» Objective:
Reproduce each line of the material exactly, minus any picture.

________________

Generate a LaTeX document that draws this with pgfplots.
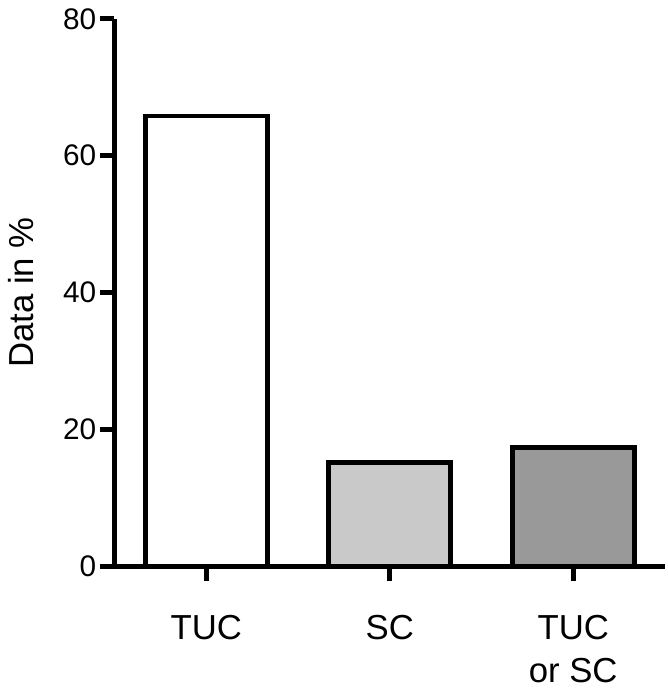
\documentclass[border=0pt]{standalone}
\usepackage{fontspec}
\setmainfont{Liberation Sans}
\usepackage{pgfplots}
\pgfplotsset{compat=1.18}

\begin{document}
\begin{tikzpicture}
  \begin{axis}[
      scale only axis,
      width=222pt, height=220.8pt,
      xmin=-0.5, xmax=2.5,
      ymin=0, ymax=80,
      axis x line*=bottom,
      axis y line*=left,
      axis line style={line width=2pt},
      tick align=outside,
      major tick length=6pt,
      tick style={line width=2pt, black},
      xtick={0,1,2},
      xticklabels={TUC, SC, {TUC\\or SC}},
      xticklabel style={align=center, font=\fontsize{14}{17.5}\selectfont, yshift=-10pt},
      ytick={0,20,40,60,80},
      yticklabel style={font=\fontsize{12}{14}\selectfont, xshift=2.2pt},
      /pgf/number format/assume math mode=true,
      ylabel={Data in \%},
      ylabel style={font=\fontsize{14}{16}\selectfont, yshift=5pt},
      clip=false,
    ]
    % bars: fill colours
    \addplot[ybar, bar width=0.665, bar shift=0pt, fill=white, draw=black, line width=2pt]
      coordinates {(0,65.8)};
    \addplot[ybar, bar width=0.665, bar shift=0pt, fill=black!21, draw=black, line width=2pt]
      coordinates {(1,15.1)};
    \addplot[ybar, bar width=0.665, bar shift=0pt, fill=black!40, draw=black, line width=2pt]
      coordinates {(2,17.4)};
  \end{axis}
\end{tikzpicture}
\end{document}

________________

» Finished task:
Generate a LaTeX document that draws this with pgfplots.
\documentclass[border=0pt]{standalone}
\usepackage{fontspec}
\setmainfont{Liberation Sans}
\usepackage{pgfplots}
\pgfplotsset{compat=1.18}

\begin{document}
\begin{tikzpicture}
  \begin{axis}[
      scale only axis,
      width=222pt, height=220.8pt,
      xmin=-0.5, xmax=2.5,
      ymin=0, ymax=80,
      axis x line*=bottom,
      axis y line*=left,
      axis line style={line width=2pt},
      tick align=outside,
      major tick length=6pt,
      tick style={line width=2pt, black},
      xtick={0,1,2},
      xticklabels={TUC, SC, {TUC\\or SC}},
      xticklabel style={align=center, font=\fontsize{14}{17.5}\selectfont, yshift=-10pt},
      ytick={0,20,40,60,80},
      yticklabel style={font=\fontsize{12}{14}\selectfont, xshift=2.2pt},
      /pgf/number format/assume math mode=true,
      ylabel={Data in \%},
      ylabel style={font=\fontsize{14}{16}\selectfont, yshift=5pt},
      clip=false,
    ]
    % bars: fill colours
    \addplot[ybar, bar width=0.665, bar shift=0pt, fill=white, draw=black, line width=2pt]
      coordinates {(0,65.8)};
    \addplot[ybar, bar width=0.665, bar shift=0pt, fill=black!21, draw=black, line width=2pt]
      coordinates {(1,15.1)};
    \addplot[ybar, bar width=0.665, bar shift=0pt, fill=black!40, draw=black, line width=2pt]
      coordinates {(2,17.4)};
  \end{axis}
\end{tikzpicture}
\end{document}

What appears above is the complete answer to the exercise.